City of Greenwood v. Peacock et al., 384 U.S. 808, 86 S.Ct. 1800, 16 L.Ed.2d 944, makes plain that there is no right to remove this case under § 1443. There, as here, the defendants claimed that they had sought to exercise civil rights as protected by §§ 1971 and 1981. The Supreme Court held that these sections confer no absolute and specific right to civil rights advocates to.. “obstruct a public street, to contribute to the delinquency of a minor * * * or to bite a policeman.’’ (p. 826f, 86 S.Ct. p. 1812). In other words, nobody, whatever his color, has a constitutional right to commit a forgery. The Court ruled that subsection 1 of § 1443 permits removal only in the rare situation of the operation of an explicit state law under circumstances where it is predictable that federal rights will be inevitably denied by the very act of bringing the defendant to trial in the state court. The removal statute in civil rights eases does not work a wholesale dislocation of the historic relation between state and federal courts in the administration of criminal law. Subsection (2) of § 1443 applies only to federal officers, and persons assisting them, in performing duties under a federal law providing for civil rights. City of Greenwood, supra.2

“Even if the petitioner’s arrest was carried out as a harassing tactic in furtherance of a policy of discrimination, that fact does not entitle petitioner to remove because such practices are not only not required by state law but indeed would be gross violations of *453that law.” City of Clarksdale v. Gertge, D.C., 237 F.Supp. 213, 219. It is not shown that McLendon was arrested and tried as a result of attempting to exercise any civil right through the alleged forgery. Therefore, under City of Greenwood remand is proper. See Orange v. State of Alabama, 5 Cir., 386 F.2d 829. Apprehension by a defendant that he cannot obtain justice in a state court is not a basis for removing litigation pursuant to § 1443. Thompson v. Brown, 5 Cir., 434 F.2d 1092. Nor is local prejudice against a defendant in the state courts an adequate ground therefor. City of Clarksdale v. Gertge, supra.

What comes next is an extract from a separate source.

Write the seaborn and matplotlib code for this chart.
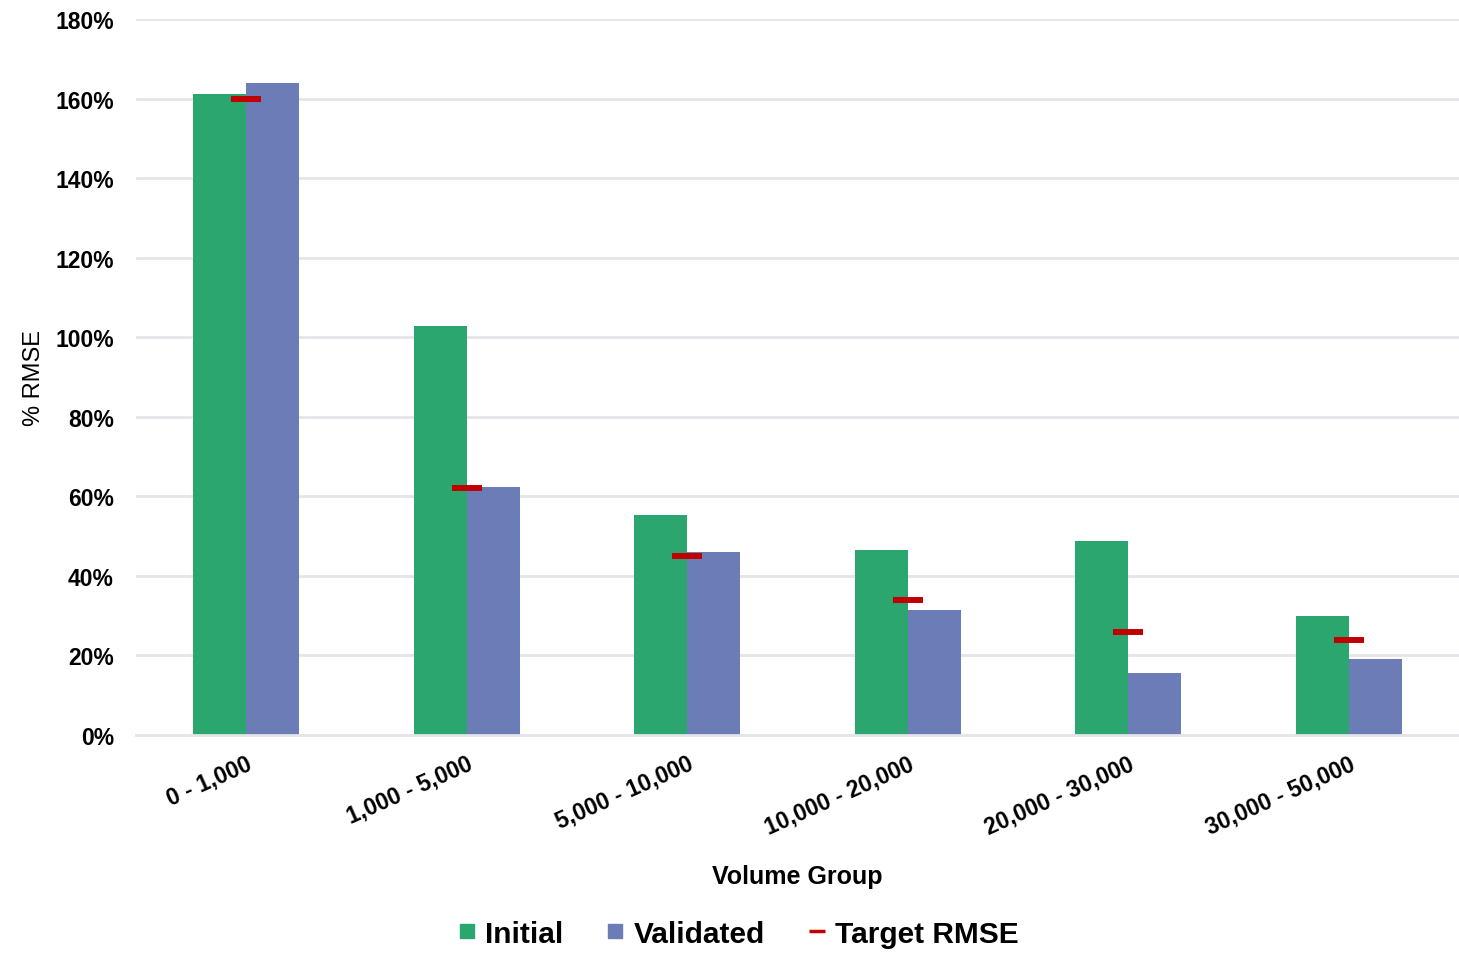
import pandas as pd
import seaborn as sns
import matplotlib.pyplot as plt
from matplotlib.lines import Line2D
from matplotlib.ticker import FuncFormatter

groups = ["0 - 1,000", "1,000 - 5,000", "5,000 - 10,000",
          "10,000 - 20,000", "20,000 - 30,000", "30,000 - 50,000"]
initial = [161.1, 102.8, 55.2, 46.4, 48.7, 29.8]
validated = [163.8, 62.3, 46.0, 31.4, 15.5, 19.0]
target = [160.0, 62.0, 45.0, 34.0, 26.0, 24.0]
y_ticks = [0, 20, 40, 60, 80, 100, 120, 140, 160, 180]

GREEN = "#2CA66F"
BLUE = "#6B7CB7"
RED = "#C00000"
GRID = "#E3E5E8"

sns.set_theme(style="white")
plt.rcParams['font.family'] = ['Liberation Sans', 'DejaVu Sans']
plt.rcParams['text.color'] = 'black'
plt.rcParams['axes.labelcolor'] = 'black'
plt.rcParams['xtick.color'] = 'black'
plt.rcParams['ytick.color'] = 'black'

df = pd.DataFrame({
    "group": groups * 2,
    "rmse": initial + validated,
    "kind": ["Initial"] * len(groups) + ["Validated"] * len(groups),
})

fig = plt.figure(figsize=(14.59, 9.54), dpi=100)
ax = fig.add_axes([136 / 1459, 1 - 736 / 954, 1 - 136 / 1459, (736 - 20) / 954])

sns.barplot(data=df, x="group", y="rmse", hue="kind", order=groups,
            palette={"Initial": GREEN, "Validated": BLUE},
            width=0.48, gap=0, saturation=1, linewidth=0, legend=False, ax=ax)

# target markers sit at the centre of each group
ax.plot(range(len(groups)), target, ls="none", marker="_", ms=21.5, mew=4.3,
        color=RED, zorder=5)

ax.set_xlim(-0.5, 5.5)
ax.set_ylim(0, 180)
ax.set_yticks(y_ticks)
ax.yaxis.set_major_formatter(FuncFormatter(lambda v, p: f"{v:.0f}%"))
ax.grid(axis="y", color=GRID, lw=2)
ax.set_axisbelow(True)
for s in ["top", "right", "left"]:
    ax.spines[s].set_visible(False)
ax.spines["bottom"].set_color(GRID)
ax.spines["bottom"].set_linewidth(2)
ax.tick_params(axis="both", length=0)
ax.tick_params(axis="y", pad=16)

for lab in ax.get_yticklabels():
    lab.set_fontsize(16.5)
    lab.set_fontweight("bold")
ax.set_xticks(range(len(groups)))
ax.set_xticklabels(groups, rotation=24, ha="right", rotation_mode="anchor",
                   fontsize=16.5, fontweight="bold")
ax.tick_params(axis="x", pad=12)

ax.set_xlabel("Volume Group", fontsize=18, fontweight="bold", labelpad=19)
ax.set_ylabel("% RMSE", fontsize=17, labelpad=7)

handles = [
    Line2D([], [], ls="none", marker="s", ms=10, color=GREEN),
    Line2D([], [], ls="none", marker="s", ms=10, color=BLUE),
    Line2D([], [], ls="none", marker="_", ms=12, mew=2.5, color=RED),
]
fig.legend(handles, ["Initial", "Validated", "Target RMSE"], loc="center",
           bbox_to_anchor=(0.505, 0.02), ncol=3, frameon=False,
           handlelength=0.8, handletextpad=0.2, columnspacing=1.35,
           prop={"weight": "bold", "size": 21.5})

fig.savefig("out.png", dpi=100)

For the foregoing reasons, the petition to remove is denied and the case remanded to the Superior Court of Wilkes County. Since Petitioner’s attempted removal of the case prevented a trial of defendant in August, the time for retrial of the indictment by the State of Georgia is extended to and including November 1, 1971.

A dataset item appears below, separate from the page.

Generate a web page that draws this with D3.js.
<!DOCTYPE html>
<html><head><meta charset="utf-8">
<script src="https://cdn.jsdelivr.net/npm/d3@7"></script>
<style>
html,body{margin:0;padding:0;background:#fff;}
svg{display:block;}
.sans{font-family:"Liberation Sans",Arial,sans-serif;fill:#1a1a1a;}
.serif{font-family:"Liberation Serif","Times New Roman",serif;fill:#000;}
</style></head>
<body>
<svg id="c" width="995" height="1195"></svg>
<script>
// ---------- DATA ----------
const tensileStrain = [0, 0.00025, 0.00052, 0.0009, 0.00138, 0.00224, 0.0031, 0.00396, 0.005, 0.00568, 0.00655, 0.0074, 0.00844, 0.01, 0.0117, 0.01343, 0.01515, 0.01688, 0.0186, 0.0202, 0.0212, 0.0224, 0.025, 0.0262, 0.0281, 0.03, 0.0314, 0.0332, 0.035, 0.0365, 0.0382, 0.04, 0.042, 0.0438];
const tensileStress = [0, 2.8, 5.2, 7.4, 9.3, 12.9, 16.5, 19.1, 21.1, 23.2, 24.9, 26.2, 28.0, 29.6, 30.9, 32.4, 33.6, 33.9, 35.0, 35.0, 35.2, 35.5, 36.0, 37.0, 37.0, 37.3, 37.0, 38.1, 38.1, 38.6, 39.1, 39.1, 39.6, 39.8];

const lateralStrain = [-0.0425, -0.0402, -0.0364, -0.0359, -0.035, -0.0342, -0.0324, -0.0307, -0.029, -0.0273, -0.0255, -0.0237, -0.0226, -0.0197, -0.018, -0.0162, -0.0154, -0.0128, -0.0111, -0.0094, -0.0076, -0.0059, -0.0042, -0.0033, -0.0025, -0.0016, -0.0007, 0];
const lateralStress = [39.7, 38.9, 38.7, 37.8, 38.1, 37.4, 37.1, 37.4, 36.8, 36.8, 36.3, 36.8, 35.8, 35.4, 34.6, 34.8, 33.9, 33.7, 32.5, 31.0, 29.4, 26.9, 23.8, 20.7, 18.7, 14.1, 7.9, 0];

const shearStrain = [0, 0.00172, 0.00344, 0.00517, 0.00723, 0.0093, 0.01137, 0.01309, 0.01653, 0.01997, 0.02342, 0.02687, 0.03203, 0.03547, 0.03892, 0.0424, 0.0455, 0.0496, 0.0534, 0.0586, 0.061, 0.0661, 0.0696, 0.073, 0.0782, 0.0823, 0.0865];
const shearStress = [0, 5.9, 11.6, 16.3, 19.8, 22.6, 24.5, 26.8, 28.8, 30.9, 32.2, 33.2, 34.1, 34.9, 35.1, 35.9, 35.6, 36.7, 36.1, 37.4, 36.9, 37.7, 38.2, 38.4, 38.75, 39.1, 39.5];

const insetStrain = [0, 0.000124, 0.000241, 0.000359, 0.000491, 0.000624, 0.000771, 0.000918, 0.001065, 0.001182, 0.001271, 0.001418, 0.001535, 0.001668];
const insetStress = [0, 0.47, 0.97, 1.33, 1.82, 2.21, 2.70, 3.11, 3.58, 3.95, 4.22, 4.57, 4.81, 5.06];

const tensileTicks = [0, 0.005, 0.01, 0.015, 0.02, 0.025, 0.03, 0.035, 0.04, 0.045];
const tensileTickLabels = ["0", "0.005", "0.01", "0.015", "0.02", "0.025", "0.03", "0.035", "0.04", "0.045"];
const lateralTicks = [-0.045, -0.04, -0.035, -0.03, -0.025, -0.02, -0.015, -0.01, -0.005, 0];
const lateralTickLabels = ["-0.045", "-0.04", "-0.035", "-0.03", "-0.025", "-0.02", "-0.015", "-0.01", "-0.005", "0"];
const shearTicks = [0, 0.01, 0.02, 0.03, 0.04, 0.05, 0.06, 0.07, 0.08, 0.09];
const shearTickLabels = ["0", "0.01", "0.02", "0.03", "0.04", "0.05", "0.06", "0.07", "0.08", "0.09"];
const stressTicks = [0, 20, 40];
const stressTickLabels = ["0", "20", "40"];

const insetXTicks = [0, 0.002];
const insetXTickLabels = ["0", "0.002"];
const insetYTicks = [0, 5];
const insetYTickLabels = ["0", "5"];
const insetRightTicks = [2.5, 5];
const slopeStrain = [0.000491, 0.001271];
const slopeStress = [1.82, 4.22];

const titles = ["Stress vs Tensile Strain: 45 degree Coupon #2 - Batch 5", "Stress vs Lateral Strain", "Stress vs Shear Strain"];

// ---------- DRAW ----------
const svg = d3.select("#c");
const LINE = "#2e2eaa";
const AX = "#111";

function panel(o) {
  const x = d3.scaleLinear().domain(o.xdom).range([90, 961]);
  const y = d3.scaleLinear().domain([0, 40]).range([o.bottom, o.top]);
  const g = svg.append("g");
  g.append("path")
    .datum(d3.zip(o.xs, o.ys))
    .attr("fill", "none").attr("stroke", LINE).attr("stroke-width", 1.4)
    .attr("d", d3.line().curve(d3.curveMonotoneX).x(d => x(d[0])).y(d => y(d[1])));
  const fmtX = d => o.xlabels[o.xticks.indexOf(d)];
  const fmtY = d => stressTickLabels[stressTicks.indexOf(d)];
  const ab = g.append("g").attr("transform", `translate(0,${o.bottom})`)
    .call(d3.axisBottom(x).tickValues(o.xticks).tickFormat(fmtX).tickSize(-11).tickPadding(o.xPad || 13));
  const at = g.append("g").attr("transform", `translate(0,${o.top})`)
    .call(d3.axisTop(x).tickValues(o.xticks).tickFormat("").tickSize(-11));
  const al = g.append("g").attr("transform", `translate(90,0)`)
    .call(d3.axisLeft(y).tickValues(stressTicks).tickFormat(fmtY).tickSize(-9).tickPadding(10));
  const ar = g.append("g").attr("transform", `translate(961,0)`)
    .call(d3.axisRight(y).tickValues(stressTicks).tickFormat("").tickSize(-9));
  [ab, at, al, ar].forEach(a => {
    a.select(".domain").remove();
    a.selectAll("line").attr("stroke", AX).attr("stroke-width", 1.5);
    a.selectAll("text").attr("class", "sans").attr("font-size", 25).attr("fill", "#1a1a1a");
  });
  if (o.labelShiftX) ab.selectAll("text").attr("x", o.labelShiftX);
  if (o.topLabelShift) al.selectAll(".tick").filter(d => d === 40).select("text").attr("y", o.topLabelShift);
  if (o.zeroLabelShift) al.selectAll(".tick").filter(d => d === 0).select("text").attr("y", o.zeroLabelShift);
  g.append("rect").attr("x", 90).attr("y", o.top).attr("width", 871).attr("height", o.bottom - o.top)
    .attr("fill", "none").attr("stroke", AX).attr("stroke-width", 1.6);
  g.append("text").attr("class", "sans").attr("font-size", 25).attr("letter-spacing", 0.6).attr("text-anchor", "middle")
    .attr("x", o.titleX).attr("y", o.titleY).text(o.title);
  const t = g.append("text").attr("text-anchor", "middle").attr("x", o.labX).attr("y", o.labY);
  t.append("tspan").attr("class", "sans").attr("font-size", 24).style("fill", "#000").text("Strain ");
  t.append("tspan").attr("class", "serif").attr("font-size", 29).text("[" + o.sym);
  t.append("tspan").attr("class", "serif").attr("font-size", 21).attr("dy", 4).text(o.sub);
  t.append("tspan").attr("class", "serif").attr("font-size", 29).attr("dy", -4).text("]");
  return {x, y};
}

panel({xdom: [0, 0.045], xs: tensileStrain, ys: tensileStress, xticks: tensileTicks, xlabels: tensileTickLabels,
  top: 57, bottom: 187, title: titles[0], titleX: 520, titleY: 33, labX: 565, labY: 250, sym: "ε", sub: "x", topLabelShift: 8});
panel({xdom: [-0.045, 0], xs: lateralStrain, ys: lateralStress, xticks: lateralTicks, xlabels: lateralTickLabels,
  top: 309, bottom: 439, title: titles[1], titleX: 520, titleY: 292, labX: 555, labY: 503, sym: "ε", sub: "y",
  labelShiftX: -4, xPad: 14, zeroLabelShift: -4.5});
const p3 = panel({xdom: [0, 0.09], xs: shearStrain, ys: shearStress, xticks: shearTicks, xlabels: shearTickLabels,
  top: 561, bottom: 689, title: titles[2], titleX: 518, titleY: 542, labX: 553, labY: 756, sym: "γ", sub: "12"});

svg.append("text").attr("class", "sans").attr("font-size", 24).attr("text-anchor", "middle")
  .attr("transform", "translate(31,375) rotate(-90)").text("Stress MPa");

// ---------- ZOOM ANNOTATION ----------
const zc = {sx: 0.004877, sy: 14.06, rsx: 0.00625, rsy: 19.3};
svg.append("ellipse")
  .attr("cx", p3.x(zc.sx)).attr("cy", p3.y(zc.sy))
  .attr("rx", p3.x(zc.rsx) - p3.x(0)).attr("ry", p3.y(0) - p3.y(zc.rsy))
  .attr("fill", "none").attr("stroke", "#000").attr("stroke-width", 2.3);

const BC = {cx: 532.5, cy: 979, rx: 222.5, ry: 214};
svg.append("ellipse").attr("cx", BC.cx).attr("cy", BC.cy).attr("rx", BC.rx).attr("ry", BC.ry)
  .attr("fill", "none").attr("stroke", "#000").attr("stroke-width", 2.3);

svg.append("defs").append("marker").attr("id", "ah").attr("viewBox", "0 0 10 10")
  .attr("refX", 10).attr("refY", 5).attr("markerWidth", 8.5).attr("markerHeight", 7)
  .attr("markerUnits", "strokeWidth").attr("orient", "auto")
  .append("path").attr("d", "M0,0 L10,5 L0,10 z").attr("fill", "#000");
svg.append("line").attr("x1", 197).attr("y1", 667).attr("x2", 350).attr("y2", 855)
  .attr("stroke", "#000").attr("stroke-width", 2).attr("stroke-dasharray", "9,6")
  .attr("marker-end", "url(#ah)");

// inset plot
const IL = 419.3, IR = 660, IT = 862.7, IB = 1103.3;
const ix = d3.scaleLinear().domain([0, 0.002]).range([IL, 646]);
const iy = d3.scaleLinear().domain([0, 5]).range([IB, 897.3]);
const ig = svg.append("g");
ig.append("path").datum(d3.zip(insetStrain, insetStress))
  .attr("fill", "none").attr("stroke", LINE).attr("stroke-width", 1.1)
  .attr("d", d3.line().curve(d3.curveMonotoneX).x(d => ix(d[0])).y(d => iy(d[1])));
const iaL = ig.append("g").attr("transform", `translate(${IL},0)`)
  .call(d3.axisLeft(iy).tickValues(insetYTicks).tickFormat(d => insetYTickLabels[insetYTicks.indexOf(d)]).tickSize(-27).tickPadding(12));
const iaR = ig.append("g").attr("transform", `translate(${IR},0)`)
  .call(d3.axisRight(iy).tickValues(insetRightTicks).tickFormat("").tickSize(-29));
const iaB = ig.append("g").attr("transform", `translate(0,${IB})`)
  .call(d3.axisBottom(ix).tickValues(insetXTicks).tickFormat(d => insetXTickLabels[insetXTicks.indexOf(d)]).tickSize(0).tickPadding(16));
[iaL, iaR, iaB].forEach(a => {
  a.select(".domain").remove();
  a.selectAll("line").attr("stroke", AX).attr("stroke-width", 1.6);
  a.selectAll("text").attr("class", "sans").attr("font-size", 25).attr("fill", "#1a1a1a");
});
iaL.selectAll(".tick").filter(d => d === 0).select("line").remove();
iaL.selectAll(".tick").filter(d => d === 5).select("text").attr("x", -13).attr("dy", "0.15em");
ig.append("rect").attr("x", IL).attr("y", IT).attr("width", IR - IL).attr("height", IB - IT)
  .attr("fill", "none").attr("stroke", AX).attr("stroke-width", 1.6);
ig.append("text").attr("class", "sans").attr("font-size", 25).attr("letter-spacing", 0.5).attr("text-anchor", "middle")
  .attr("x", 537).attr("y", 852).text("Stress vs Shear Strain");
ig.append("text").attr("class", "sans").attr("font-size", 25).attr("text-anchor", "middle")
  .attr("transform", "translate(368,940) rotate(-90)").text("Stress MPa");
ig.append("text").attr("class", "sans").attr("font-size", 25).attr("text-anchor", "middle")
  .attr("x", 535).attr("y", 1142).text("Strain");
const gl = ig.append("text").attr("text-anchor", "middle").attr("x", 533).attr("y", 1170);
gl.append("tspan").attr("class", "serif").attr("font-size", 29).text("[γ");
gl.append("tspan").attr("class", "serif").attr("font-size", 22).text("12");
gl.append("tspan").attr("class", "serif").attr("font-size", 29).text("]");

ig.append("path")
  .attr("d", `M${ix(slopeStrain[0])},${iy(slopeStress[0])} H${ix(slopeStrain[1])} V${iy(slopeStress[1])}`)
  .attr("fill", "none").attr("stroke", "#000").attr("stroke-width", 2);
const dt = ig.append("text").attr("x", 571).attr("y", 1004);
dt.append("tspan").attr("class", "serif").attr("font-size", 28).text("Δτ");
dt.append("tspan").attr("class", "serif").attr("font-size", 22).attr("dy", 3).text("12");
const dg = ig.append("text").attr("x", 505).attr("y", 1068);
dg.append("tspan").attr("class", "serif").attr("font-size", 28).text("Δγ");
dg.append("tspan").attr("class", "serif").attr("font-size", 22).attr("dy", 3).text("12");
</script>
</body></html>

. “Any of the following civil actions or criminal prosecutions, commenced in a State court may be removed by the defendant to the district court of the United States for the district and division embracing the place wherein it is pending:

(1) Against any person who is denied or cannot enforce in the courts of such State a right under any law providing for the equal civil rights of citizens of the United States, or of all persons within the jurisdiction thereof;

(2) For any act under color of authority derived from any law providing for equal rights, or for refusing to do any act on the ground that it would be inconsistent with such law.”

. For current applications of City of Greenwood see Hill v. Commonwealth of Pennsylvania, 3 Cir., 439 F.2d 1016 and Turco v. State of Maryland, D.C., 324 F.Supp. 61.